Thursday 31 July 2014

The Burning, Everyman Theatre, The Q

Duncan Ley is the finest working playwright in Canberra. Fullstop. I'm sorry if that insults others, but ... the crown is his. Come back again when you've written as many heartfelt, strong, dynamic plays as his and we'll talk again.

"The Burning" is his first play that got a wide audience, a tale of 17th century German witchtrials with a strong fathers-and-sons thematic underneath, and ... no, it's not his best play - it does slightly smack of melodrama (and dressing one set of father-and-sons all in black with a lot of leather kinda empahsises the point), plus the courtroom events in act two draw strongly on other courtroom dramas more than anything that would ever happen in an actual courtroom - but it shows a strong capable writing mind producing strong, propulsive drama. It's engaging from the gentle, witty beginning to the shockingly twisted end, and, for a story that is strongly dependent on torture and violence, all the violence is kept carefully offstage, described rather than presented, but no less chilling in its effect (as always, it ends up being more-so as there's nothing creepier than the audience's imagination).

In the context of his later play's, it's intriguing how his common themes of power, guilt and the place of his character's in their wider society are all here - just that his most recent works have moved away from the period settings of plays like "The Burning" and "When in Rome" into modernity of "Home at the End" and "The Ides of March". If I prefer the more recent works it may be because the historicism plays a little as a crutch - a way of borrowing authority rather than earning it.

It seems somewhat unfair that fate, as well as making Duncan Ley the finest working playwright in Canberra, should also make him an astoundingly good actor. In the role of Ernst Vasolt he refuses ever to fall into an easy pattern, with every line of dialogue, and every movement drawing the audience in. He can gently throw away lines casually, only to turn and smash the next phrase into the audience. It's impossible to take your eyes from him when he comes to play.

Astonishingly, Jack Parker, who plays Frances Schiller, is still in high school. Astonishingly because he more than stands his own with actors of senior authority, presenting a compassionate, emotive, deep, performance  - it's a major mainstage debut and I doff my hat.

Amy Dunham has that strange gift of being instantly loveable as soon as she appears on stage.In her opening bickering with Parker, she's fast and clever, and the two of them have great chemistry together with that feel of a real, strong, binding relationship.

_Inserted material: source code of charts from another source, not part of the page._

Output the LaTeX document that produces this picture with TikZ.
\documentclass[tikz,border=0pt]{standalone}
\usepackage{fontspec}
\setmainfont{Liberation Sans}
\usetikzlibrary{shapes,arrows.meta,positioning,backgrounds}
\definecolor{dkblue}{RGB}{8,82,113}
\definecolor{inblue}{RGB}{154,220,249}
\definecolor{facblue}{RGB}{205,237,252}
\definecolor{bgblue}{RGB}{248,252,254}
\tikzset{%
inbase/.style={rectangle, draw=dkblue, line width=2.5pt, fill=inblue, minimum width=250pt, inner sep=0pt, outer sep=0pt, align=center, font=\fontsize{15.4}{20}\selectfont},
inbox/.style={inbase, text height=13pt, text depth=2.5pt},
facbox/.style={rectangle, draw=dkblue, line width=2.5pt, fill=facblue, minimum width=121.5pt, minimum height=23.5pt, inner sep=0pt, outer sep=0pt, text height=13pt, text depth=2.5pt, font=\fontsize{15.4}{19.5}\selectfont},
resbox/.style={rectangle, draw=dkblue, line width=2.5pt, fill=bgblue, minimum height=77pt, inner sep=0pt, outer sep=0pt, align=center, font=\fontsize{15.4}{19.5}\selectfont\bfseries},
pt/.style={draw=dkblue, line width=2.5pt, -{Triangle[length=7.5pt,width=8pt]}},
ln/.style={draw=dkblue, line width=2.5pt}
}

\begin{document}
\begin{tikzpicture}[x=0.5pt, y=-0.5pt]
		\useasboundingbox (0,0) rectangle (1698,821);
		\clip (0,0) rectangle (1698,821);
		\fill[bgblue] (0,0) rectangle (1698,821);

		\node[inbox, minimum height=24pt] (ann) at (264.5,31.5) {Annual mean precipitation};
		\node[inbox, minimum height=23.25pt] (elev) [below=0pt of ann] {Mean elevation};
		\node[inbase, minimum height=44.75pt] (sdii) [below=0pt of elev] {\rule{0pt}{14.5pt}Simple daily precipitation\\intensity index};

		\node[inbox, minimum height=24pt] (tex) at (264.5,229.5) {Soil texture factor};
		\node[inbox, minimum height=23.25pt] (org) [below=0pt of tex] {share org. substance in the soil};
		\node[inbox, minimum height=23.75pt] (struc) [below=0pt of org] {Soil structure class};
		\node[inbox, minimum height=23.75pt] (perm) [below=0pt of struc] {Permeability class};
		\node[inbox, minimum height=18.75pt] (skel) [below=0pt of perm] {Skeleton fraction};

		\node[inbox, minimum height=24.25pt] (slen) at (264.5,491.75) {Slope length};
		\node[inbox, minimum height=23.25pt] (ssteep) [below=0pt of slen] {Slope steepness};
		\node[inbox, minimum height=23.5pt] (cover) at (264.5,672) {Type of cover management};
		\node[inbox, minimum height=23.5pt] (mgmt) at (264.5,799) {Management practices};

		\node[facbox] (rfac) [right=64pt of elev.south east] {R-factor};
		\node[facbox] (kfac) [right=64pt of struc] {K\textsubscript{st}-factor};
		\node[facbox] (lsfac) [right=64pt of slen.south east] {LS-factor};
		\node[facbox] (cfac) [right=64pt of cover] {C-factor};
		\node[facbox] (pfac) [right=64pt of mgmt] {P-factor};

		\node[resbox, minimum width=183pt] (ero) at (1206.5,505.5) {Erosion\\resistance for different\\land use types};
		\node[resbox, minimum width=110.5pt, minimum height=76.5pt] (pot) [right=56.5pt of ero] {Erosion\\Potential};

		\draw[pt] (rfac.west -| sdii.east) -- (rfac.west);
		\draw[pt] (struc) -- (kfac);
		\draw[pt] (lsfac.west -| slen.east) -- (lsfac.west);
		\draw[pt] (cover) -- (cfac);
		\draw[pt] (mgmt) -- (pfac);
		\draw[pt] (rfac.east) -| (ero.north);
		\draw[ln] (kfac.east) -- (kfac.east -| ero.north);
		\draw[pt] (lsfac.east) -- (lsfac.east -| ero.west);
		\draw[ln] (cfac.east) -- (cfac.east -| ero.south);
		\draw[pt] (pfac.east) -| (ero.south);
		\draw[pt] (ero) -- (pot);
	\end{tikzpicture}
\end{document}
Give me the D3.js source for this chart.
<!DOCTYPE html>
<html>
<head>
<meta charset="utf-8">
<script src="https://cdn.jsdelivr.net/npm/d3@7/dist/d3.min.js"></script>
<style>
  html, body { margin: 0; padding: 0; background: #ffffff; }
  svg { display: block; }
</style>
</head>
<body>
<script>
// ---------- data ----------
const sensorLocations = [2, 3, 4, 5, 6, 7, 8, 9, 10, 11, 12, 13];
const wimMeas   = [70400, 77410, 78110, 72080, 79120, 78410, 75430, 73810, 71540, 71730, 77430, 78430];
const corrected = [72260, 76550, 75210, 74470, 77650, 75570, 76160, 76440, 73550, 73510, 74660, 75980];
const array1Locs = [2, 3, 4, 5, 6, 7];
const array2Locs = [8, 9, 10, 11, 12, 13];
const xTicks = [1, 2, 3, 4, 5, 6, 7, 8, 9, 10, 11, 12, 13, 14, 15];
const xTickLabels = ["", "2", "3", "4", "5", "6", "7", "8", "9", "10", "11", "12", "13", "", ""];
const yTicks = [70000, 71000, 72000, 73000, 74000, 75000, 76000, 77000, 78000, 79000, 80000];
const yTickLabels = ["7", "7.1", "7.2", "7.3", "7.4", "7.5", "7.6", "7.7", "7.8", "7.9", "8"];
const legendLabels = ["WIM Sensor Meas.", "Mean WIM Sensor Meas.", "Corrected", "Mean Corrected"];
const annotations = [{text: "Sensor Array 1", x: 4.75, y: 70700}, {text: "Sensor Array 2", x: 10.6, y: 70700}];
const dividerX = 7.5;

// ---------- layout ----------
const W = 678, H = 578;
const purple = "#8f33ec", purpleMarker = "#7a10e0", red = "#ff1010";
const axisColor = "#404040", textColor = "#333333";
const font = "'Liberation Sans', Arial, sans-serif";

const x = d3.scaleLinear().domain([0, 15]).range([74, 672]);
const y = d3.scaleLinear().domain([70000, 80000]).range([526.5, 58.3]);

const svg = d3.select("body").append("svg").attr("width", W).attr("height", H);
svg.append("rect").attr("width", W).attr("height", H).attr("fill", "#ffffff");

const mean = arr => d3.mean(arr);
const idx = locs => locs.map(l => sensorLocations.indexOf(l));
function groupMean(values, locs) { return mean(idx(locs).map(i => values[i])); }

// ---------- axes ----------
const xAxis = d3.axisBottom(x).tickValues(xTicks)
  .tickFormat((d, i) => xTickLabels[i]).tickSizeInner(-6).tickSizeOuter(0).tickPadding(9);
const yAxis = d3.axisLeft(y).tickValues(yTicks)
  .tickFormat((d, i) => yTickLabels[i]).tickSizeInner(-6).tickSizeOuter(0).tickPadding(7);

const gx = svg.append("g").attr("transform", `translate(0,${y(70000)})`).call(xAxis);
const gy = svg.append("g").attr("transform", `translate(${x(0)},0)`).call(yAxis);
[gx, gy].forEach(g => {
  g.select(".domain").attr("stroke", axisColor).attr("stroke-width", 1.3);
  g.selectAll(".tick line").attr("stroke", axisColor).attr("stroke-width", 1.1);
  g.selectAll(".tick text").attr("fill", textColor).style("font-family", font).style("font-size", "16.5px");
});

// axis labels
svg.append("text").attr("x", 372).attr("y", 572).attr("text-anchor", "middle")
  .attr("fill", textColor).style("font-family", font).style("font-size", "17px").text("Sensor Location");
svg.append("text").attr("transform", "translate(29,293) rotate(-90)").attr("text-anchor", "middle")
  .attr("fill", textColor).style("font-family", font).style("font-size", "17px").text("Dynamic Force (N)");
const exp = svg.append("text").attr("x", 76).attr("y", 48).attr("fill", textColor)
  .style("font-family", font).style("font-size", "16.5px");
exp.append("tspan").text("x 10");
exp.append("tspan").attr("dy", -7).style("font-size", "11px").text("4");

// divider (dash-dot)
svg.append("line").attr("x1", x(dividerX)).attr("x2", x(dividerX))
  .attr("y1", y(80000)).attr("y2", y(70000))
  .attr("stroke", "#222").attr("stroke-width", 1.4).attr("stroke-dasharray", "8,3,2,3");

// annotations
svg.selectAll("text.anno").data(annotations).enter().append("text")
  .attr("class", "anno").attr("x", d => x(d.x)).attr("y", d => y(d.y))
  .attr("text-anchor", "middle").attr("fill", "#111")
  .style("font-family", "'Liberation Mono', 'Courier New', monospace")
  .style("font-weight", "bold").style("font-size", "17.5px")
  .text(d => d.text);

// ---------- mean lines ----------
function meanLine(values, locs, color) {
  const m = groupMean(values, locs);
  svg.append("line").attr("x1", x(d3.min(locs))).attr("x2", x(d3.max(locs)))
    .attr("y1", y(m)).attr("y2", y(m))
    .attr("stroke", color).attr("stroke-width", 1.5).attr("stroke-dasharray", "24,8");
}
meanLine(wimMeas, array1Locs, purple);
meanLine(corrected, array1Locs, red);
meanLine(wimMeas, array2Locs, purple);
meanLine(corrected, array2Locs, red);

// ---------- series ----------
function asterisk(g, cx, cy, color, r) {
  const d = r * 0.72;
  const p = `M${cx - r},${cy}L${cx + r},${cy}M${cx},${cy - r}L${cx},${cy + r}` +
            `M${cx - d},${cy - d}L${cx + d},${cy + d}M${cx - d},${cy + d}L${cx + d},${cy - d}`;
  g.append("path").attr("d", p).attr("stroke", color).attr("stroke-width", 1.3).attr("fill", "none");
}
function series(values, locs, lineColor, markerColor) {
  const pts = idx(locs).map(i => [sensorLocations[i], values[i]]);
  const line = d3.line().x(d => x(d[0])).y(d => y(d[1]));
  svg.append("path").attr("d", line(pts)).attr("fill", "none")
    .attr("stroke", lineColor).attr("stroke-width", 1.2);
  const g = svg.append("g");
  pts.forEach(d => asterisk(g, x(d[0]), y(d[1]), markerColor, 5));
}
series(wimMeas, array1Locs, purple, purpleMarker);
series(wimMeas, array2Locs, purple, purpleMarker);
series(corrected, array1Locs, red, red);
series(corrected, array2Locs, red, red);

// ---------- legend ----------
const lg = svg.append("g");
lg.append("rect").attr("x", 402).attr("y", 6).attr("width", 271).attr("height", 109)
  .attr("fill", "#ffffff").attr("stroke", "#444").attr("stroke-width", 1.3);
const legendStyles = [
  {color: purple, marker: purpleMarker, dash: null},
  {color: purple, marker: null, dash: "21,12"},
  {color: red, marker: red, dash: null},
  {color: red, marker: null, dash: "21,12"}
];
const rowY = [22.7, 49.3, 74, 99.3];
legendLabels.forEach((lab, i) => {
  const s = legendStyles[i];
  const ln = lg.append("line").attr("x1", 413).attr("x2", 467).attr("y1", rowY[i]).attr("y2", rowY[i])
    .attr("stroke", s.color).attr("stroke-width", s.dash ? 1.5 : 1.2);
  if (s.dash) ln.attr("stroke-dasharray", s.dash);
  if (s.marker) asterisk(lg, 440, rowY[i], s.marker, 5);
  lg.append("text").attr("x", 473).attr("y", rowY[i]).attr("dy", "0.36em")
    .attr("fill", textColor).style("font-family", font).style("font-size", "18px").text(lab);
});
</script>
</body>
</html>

Her final exit from the play (late in act one) also sees her launch herself off the stage in a way that seems astonishingly reckless (but I have no doubt is carefully choreographed for her own safety) - she amazes me.

In a major break from his usual typecasting as a beamingly charming fella, Will Huang is pure concentrated twisted rage as Frederick Vasolt - he gets astonishing effects just from holding a knife, or chewing an apple off a crowbar. He is, in the best way possible, thoroughly disturbing.

Jarrad West ... isn't as strong as he might be as Phillip Schiller. There are moments when his strength comes through - the declaration "I love my son more than I love my god", or his involvement in the trial scene - but there are other moments when it doesn't seem he's truly feeling the complex emotions that lie within Schiller - his characterisation occasionally seems to come from the script rather than from the heart. West is one hell of an actor, and this may be an awkward mix of performer and role, but it's the one piece that didn't really land with me.

Geoffrey Borny shows strength and will as the unfortunate Johannes Junius. Tony Turner projects easy authority but is unfortunately not always on top of his lines. And Peter Holland celebrates a victory lap of a great year for drunk acting (after his sublime Aguecheek) in the early scenes before becoming an easily bamboozled magistrate in the later scenes.

Duncan Driver's directing keeps the show pacey, strongly presentational, and builds the tension nicely. Tim Hansen's music gives the play a strong underbeat and maintains that tension and energy without being intrusive into the action.

In short, this is fine work performed excellently by a company on the top of their game. Well worth the trek out to Queanbeyan.